--- Begin ---
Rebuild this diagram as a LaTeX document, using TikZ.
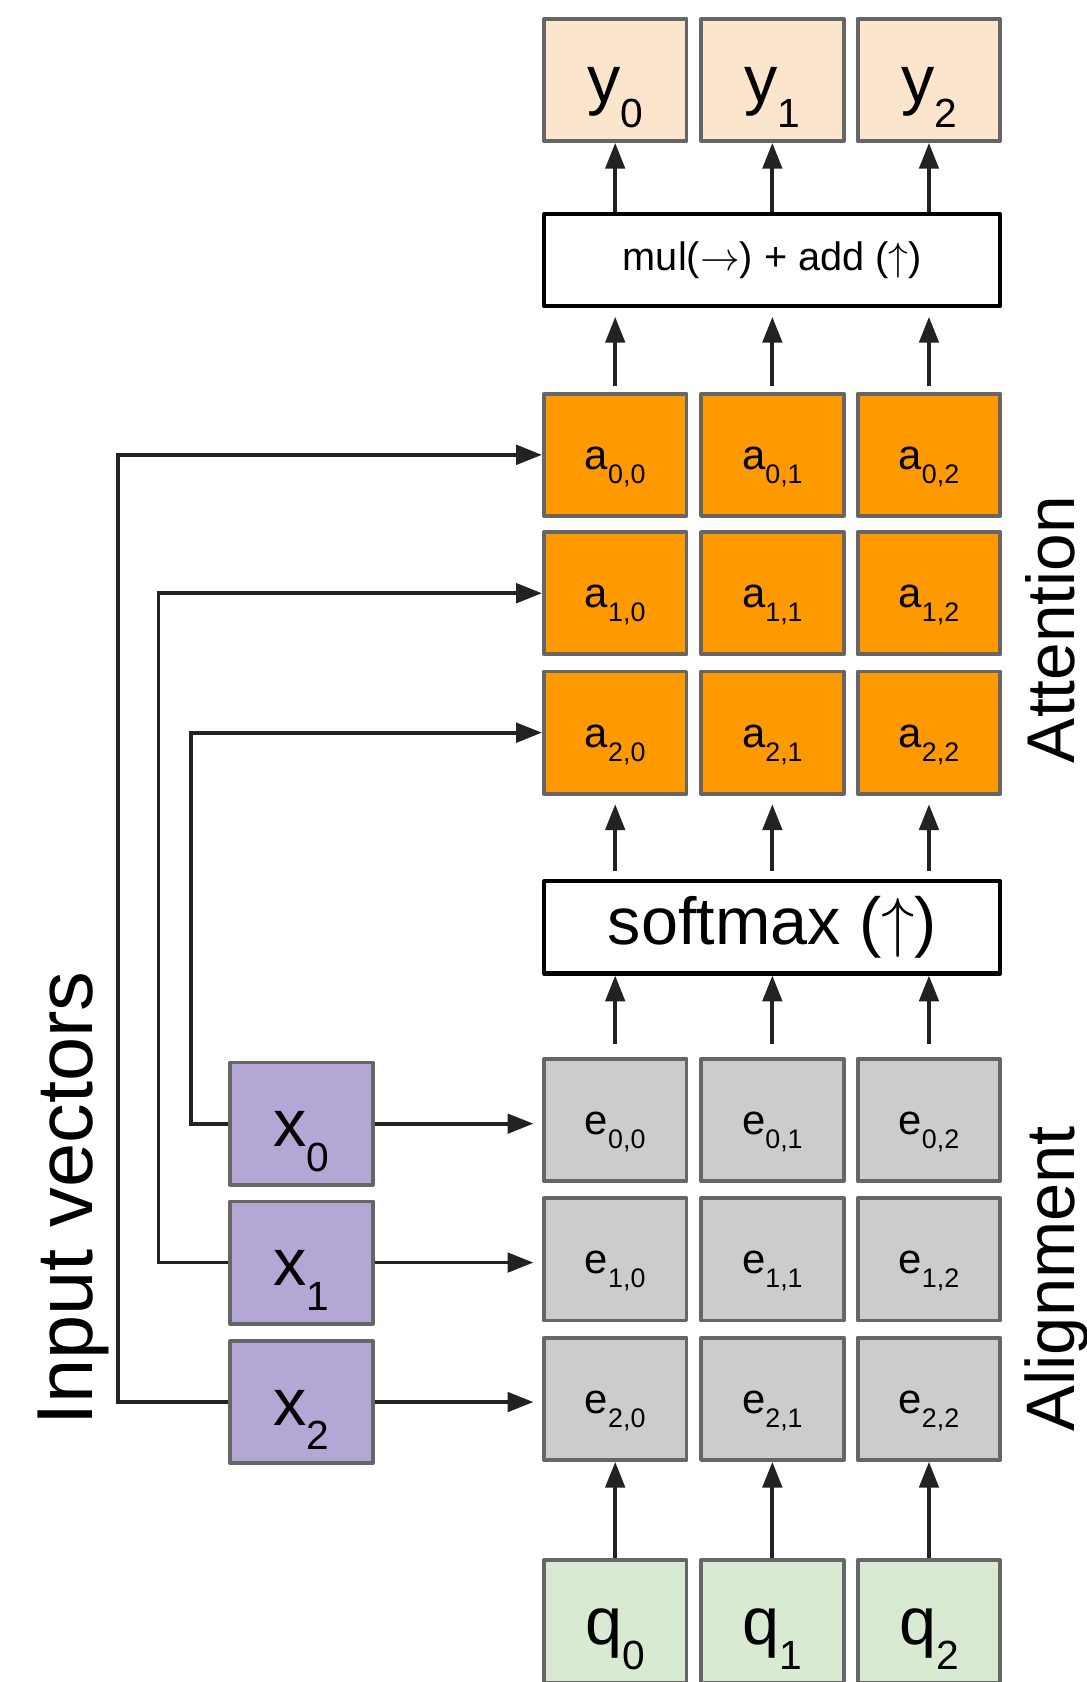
--- End ---
--- Begin ---
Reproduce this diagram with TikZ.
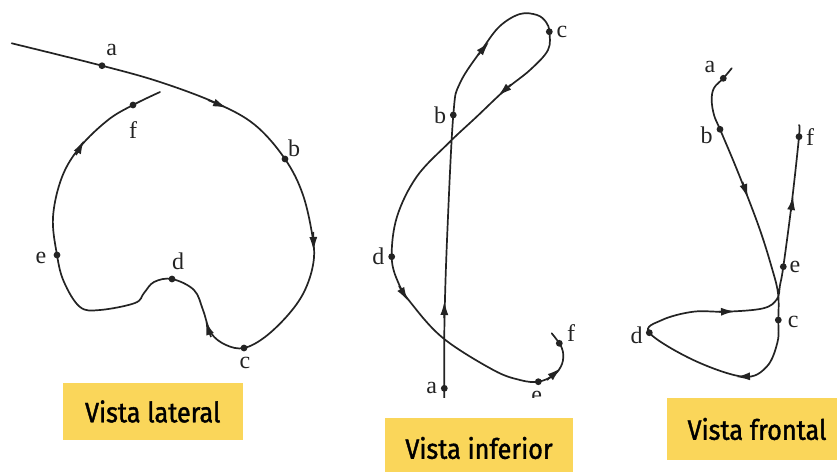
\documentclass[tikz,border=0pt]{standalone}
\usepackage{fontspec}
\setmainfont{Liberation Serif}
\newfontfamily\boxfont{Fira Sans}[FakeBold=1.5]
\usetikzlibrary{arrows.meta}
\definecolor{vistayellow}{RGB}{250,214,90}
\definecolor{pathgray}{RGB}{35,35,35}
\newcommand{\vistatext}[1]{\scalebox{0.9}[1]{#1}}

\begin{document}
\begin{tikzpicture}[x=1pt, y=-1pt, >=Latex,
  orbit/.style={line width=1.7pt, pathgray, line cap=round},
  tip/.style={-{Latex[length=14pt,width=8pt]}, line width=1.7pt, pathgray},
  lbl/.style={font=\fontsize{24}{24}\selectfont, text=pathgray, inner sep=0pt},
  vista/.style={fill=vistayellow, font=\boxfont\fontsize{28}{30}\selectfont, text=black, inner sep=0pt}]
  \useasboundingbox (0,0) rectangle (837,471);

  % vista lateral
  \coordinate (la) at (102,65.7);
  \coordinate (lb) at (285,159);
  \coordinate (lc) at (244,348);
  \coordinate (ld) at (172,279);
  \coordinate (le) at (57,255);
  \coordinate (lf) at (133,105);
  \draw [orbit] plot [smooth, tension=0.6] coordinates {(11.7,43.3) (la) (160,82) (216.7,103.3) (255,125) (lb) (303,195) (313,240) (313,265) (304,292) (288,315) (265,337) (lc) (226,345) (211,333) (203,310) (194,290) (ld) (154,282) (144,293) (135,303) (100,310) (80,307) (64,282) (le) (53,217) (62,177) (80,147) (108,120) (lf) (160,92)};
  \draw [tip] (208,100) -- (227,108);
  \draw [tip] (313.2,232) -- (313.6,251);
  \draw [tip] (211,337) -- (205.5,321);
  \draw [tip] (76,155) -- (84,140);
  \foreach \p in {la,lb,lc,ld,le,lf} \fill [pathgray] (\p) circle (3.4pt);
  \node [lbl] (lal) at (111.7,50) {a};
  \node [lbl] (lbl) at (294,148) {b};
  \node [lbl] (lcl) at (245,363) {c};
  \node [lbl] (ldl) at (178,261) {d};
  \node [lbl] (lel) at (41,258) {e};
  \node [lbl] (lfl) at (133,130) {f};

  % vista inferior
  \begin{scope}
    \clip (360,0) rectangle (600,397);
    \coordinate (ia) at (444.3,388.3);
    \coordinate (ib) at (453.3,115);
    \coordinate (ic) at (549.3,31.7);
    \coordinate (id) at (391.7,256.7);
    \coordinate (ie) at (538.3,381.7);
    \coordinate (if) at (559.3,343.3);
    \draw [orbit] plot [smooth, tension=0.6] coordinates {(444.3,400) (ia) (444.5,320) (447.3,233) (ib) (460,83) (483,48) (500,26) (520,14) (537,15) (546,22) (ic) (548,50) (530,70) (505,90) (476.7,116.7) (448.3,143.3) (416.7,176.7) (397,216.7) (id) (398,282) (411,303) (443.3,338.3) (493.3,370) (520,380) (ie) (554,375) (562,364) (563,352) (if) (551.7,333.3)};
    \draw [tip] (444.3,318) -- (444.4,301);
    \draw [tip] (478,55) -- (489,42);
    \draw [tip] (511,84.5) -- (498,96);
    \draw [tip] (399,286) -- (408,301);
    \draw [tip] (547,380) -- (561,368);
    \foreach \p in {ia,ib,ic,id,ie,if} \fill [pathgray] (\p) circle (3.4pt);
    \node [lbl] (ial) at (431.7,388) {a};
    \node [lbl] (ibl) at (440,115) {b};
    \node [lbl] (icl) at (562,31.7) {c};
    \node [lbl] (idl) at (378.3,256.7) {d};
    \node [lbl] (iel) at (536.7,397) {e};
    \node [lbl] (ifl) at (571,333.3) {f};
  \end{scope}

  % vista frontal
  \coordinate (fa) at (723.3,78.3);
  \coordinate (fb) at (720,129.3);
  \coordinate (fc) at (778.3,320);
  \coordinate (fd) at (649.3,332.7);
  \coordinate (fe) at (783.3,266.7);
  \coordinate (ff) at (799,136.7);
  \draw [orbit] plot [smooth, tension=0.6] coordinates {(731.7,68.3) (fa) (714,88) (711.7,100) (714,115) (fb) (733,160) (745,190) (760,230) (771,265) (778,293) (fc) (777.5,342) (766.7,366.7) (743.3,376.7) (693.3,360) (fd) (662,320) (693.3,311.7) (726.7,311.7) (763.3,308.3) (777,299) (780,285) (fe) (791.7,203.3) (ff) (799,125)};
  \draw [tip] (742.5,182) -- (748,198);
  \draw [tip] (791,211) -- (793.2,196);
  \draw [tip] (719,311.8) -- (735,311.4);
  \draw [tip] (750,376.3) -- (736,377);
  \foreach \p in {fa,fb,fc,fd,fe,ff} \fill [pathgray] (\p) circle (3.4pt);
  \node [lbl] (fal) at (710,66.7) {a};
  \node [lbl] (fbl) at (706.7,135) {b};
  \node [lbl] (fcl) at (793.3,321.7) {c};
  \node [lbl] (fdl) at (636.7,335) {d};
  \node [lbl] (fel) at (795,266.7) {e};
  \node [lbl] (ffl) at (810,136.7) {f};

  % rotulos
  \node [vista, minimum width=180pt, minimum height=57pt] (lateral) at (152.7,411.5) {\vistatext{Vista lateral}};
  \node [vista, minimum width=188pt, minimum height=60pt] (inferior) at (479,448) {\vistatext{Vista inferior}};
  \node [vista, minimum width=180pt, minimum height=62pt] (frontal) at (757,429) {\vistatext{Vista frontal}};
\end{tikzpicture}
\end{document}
--- End ---
--- Begin ---
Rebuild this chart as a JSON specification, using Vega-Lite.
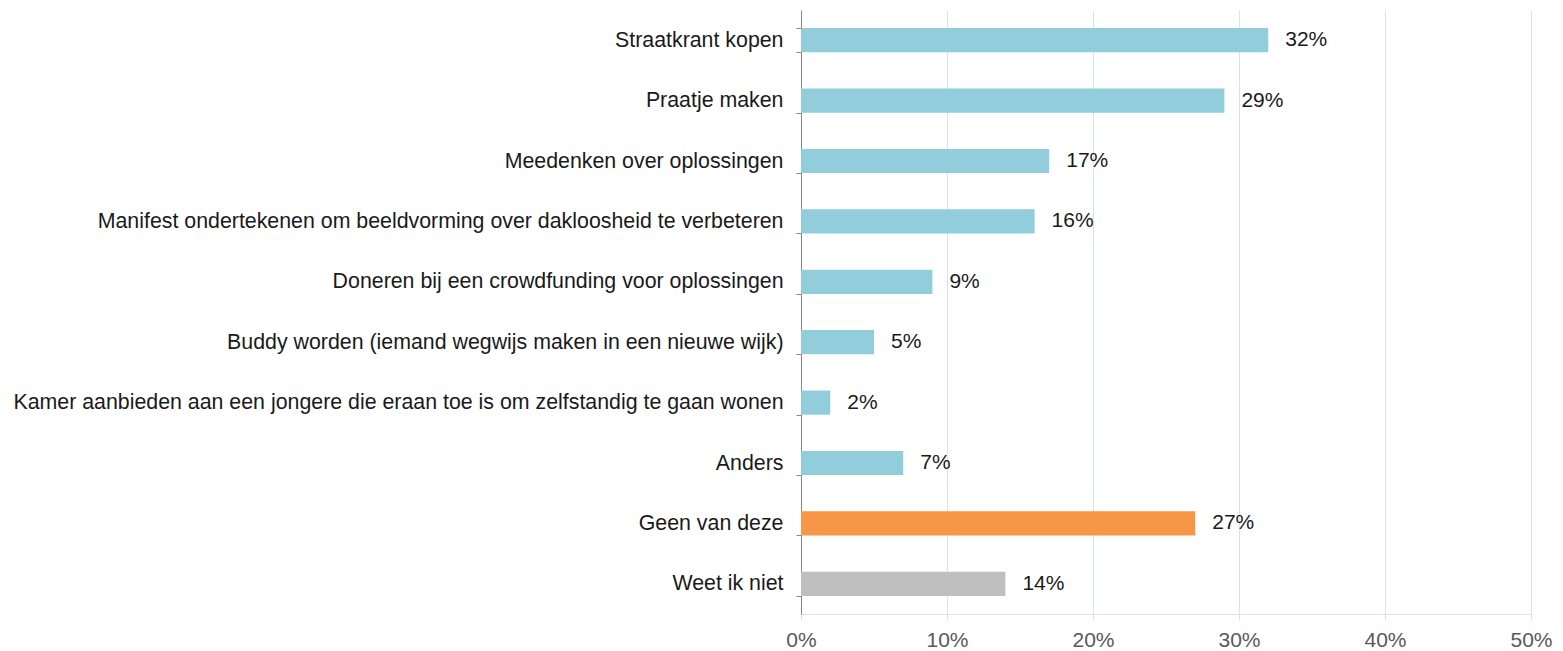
--- End ---
Short task:
In the listing, find all lines with the string "diagram" and copy them.

Written solution:
Rebuild this diagram as a LaTeX document, using TikZ.
Reproduce this diagram with TikZ.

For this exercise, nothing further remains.